The internal part of the temple is completely symmetric, in placement and form. The pronaos, the porch, has two Doric columns in antis and the opisthodomos, the back porch, likewise. The columns of the porches are of the same dimensions as the columns of the peristyle and aligned with them. The columns and the antae are still in situ, both in the front and in the back, but most of the rest of the walls of the cella are missing.
From the pronaos as few steps lead into the naos or cella. At each side of the passage is a small recess, of which one appears to have housed a staircase leading to the roof or a platform above the temple floor.
The naos is internally divided by two rows of seven Doric columns each. The columns are smaller than the external columns. Each row of columns is two-tiered, separated by architraves, with the columns of the upper tier smaller than the columns of the lower tier. Most of the columns of the lower tier have survived, but only a part of the columns of the upper tier.
The temple had no adyton, or treasury, within the naos.
Little is known about the roof. It has been supported by wooden beams, that have been fitted into holes still visible in the entablature. The internal columns might have had a role in supporting the roof. The roof has probably been covered by large terracotta tiles decorated with terracotta palmettes or similar ornaments.
The Temple of Hera II belongs to a transitional phase between the archaic and the classic Doric order. It displays several of the traits of the archaic Doric order, such as entasis of the columns, a curved echinus and the number of columns to the sides should have been 13, not 14, to match the classic Doric ideal, and each column should have had 20 flutes instead of the actual 24.
On the other hand, the temple incorporates several architectural refinements that are particular to the classic Doric order. Several subtle adjustments has been made to the building to counteract visual distortion caused by viewing many parallel and perpendicular lines. The stylobate on which the peristyle rests is not completely horizontal, but curves slightly upwards in the middle along the sides of the temple. This is to compensate for the illusion that it would appear to be sagging in the middle, had it been perfectly straight. The same device was used in the lower cornices of the pediments. The columns of the peristyle incline a little bit inwards to counter the impression that they are moving outwards. Also the arrangement of the porch, with columns in antis is very typical of classical Doric.
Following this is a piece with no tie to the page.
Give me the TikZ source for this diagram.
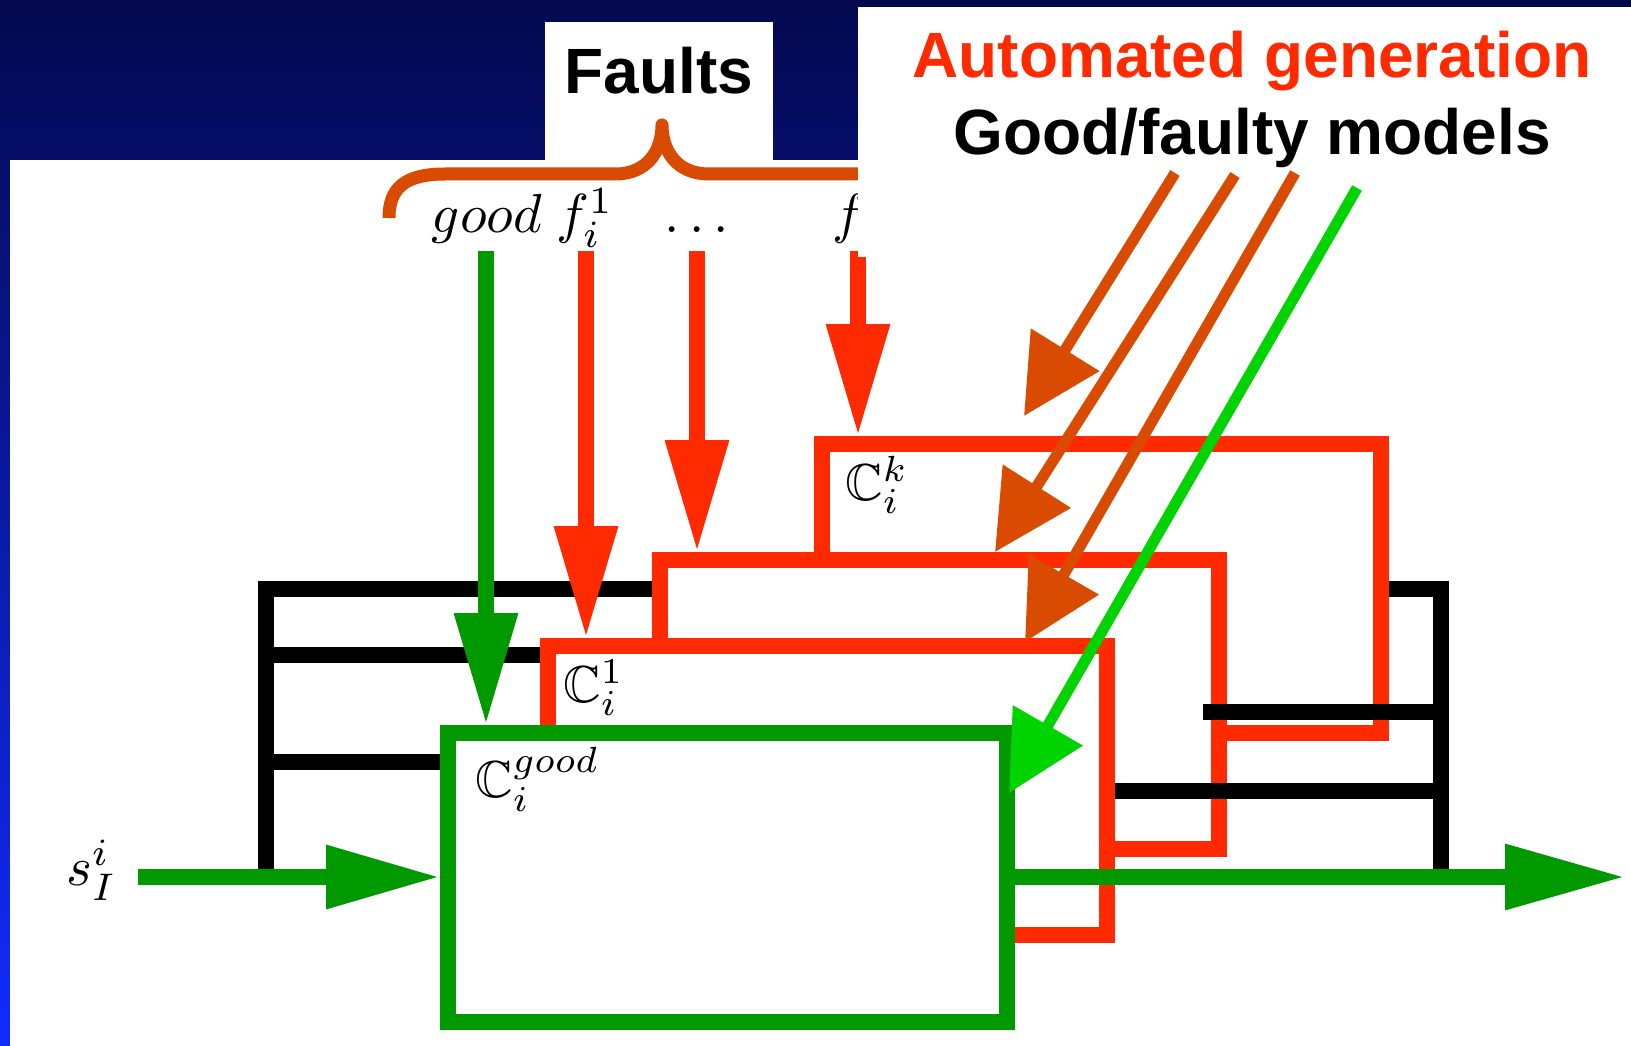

The presence of such refinements at an early time when they were not common in Magna Graecia, had lead to the belief that an architect from the Greek mainland, or at least an architect with experience from the Greek mainland, has had a role in the construction of the temple.
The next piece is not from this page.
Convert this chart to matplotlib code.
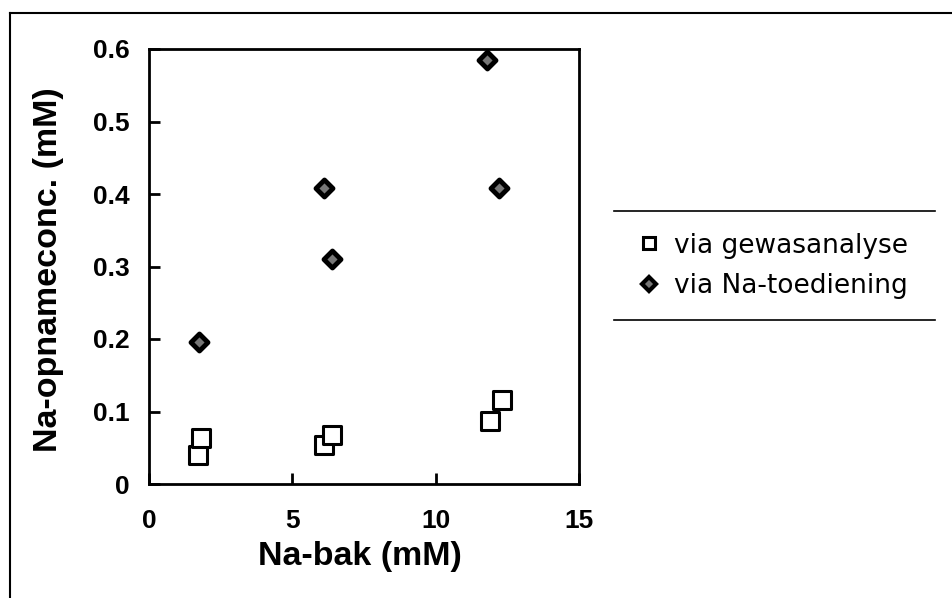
import matplotlib.pyplot as plt
from matplotlib.lines import Line2D

# Na-opname: gemeten via gewasanalyse en berekend via Na-toediening
na_bak_gewas = [1.7, 1.8, 6.1, 6.4, 11.9, 12.3]
opname_gewas = [0.040, 0.064, 0.054, 0.068, 0.087, 0.116]
na_bak_toed = [1.75, 6.1, 6.4, 11.8, 12.2]
opname_toed = [0.196, 0.408, 0.311, 0.585, 0.408]

x_ticks = [0, 5, 10, 15]
y_ticks = [0, 0.1, 0.2, 0.3, 0.4, 0.5, 0.6]
y_ticklabels = ["0", "0.1", "0.2", "0.3", "0.4", "0.5", "0.6"]

plt.rcParams["font.family"] = ["Liberation Sans", "DejaVu Sans"]

fig = plt.figure(figsize=(9.53, 5.98), dpi=100)
ax = fig.add_axes([149/953, 1-484/598, 430/953, 435/598])

ax.scatter(na_bak_gewas, opname_gewas, marker="s", s=150, facecolors="white",
           edgecolors="black", linewidths=2.2, zorder=3)
ax.scatter(na_bak_toed, opname_toed, marker="D", s=75, facecolors="#777777",
           edgecolors="black", linewidths=3.5, zorder=3)

ax.set_xlim(0, 15)
ax.set_ylim(0, 0.6)
ax.set_xticks(x_ticks)
ax.set_yticks(y_ticks)
ax.set_yticklabels(y_ticklabels)
ax.tick_params(direction="in", length=8, width=2)
ax.tick_params(axis="x", labelsize=19, pad=18)
ax.tick_params(axis="y", labelsize=19, pad=14)
for lbl in ax.get_xticklabels() + ax.get_yticklabels():
    lbl.set_fontweight("bold")
for sp in ax.spines.values():
    sp.set_linewidth(2)

ax.set_xlabel("Na-bak (mM)", fontsize=24.5, fontweight="bold")
ax.xaxis.set_label_coords(0.491, -0.132)
ax.set_ylabel("Na-opnameconc. (mM)", fontsize=24.5, fontweight="bold")
ax.yaxis.set_label_coords(-0.198, 0.492)

# legenda met alleen een lijn boven en onder
handles = [
    Line2D([], [], marker="s", ls="none", ms=9, mfc="white", mec="black", mew=2.2),
    Line2D([], [], marker="D", ls="none", ms=7, mfc="#777777", mec="black", mew=3),
]
leg = fig.legend(handles, ["via gewasanalyse", "via Na-toediening"],
                 loc="upper left", bbox_to_anchor=(628/953, 1-222/598),
                 frameon=False, handletextpad=0.55, prop={"family": "DejaVu Sans", "size": 19},
                 handlelength=0.8, labelspacing=0.55, borderaxespad=0)
fig.add_artist(Line2D([614/953, 935/953], [1-211/598, 1-211/598], color="black", lw=1.2))
fig.add_artist(Line2D([614/953, 935/953], [1-320/598, 1-320/598], color="black", lw=1.2))

# kader om de figuur
fig.add_artist(Line2D([10/953, 10/953], [0, 1-13/598], color="black", lw=1.5))
fig.add_artist(Line2D([10/953, 1], [1-13/598, 1-13/598], color="black", lw=1.5))

fig.savefig("out.png", dpi=100)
The temple was dedicated to Hera. Votive offerings found in consecrated pits, the so-called stipe, indicate so. Unfortunately the pits have been disturbed, so the evidence is less than perfect. The size of the Heraion, of which the two temples dedicated to Hera were a part, was reduced after the Roman conquest of the city, and the disturbance might be a result of that.
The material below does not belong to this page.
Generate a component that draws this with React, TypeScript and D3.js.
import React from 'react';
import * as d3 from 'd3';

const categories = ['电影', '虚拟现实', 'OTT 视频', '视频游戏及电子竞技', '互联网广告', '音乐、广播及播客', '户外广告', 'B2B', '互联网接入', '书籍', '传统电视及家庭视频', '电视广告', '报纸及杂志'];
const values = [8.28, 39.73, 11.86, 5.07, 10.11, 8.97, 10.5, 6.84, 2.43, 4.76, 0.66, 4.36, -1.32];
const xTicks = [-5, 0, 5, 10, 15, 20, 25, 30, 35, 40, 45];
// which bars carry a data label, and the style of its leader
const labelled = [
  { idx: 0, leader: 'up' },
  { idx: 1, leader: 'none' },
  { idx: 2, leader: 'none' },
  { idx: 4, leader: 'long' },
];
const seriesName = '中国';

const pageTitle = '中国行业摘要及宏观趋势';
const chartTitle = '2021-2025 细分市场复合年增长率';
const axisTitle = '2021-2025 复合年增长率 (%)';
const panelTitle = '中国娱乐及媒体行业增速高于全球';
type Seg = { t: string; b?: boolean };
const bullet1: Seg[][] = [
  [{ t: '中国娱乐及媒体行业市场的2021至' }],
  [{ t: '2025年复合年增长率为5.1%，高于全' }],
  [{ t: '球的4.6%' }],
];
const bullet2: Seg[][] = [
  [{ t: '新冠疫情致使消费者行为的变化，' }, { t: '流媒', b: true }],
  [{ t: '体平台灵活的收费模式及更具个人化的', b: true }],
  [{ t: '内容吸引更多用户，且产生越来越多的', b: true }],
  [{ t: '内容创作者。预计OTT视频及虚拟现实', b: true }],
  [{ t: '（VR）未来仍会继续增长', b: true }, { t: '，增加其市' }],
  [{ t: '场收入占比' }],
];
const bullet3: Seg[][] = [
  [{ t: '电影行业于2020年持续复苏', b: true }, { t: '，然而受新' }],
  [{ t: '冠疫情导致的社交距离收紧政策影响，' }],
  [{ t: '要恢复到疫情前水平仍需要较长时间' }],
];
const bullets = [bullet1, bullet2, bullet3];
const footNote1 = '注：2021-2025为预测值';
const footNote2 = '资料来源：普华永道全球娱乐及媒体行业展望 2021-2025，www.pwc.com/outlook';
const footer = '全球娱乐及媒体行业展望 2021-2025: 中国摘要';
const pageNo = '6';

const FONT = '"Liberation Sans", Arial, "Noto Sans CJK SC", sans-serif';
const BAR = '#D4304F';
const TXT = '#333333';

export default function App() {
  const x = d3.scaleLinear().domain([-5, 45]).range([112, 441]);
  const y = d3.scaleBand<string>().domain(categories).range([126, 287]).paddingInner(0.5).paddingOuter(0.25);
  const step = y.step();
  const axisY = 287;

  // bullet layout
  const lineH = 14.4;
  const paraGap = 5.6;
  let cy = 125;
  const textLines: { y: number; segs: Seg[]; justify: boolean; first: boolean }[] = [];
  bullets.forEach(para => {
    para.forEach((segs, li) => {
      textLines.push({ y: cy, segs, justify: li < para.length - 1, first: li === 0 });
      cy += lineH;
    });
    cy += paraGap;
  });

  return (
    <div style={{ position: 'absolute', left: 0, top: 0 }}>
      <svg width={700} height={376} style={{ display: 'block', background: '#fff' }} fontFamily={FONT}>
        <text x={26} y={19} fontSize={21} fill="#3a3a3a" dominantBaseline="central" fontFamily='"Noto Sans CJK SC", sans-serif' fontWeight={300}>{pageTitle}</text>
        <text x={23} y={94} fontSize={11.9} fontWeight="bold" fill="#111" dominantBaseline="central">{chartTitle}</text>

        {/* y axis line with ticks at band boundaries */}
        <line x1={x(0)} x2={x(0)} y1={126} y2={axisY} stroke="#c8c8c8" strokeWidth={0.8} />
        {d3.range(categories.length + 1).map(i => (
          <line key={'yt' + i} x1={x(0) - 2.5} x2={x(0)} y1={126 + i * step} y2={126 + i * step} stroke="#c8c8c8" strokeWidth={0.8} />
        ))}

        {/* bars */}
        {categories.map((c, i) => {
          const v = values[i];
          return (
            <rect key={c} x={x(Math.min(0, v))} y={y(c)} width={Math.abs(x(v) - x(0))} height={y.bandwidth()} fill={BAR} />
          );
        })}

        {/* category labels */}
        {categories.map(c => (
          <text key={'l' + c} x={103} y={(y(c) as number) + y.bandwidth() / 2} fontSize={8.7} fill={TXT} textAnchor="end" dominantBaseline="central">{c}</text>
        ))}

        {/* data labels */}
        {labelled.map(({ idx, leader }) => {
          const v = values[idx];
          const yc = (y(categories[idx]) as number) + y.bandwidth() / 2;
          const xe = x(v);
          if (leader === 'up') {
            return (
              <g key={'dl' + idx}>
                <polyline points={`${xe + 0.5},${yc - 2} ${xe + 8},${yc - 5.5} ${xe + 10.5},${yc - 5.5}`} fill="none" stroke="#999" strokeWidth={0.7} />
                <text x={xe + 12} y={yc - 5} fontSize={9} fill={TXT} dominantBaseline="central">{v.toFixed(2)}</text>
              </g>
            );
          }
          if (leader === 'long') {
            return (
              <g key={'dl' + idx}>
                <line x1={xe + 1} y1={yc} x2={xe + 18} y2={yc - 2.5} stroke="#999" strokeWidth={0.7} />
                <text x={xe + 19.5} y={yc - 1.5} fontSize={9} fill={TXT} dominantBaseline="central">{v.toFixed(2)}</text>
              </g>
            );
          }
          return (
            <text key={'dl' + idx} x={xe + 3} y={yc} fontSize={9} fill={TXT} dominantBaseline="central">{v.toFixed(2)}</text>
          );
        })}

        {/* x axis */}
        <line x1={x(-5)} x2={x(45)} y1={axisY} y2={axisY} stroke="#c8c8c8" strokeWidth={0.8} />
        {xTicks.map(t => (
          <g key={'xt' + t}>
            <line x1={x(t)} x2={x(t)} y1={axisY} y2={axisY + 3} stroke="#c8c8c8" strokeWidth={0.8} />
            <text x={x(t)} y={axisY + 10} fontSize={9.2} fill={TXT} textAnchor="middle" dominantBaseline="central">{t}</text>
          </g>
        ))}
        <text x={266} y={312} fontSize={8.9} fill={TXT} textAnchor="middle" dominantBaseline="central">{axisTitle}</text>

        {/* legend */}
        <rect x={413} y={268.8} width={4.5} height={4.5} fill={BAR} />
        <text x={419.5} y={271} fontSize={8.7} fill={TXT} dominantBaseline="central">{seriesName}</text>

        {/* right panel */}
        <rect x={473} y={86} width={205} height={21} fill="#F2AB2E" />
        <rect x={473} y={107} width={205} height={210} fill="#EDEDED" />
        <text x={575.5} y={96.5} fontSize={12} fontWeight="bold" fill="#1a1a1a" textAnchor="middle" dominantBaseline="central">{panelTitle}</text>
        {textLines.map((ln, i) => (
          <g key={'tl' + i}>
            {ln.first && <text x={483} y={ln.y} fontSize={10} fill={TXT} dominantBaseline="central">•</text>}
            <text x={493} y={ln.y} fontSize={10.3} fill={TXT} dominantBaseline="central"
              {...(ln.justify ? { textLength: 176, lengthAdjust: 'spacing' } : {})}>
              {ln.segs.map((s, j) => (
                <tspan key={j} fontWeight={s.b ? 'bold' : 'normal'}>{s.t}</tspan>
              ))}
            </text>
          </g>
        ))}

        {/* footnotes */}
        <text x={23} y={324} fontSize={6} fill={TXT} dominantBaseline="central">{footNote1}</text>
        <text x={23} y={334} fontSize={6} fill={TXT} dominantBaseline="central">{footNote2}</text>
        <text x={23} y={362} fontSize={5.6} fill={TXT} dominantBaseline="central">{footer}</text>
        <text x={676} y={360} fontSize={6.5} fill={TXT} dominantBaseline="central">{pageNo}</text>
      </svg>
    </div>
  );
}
The division of the naos in three by the internal columns might indicate multiple dedications, to Hera, Zeus and an unknown third deity, which could have been Demeter, Kore or Athena.
An altar to the E. of the temple and nearby consecrated pits, bothroi, for the residue of the offerings, were used for the public ceremonies of the cult.
There are no traces of reinforcements of the floor where the cult statue should have been, so it has probably been made of wood and/or terracotta.
The cult at the temple ended with the decline of Paestum in the 4th century.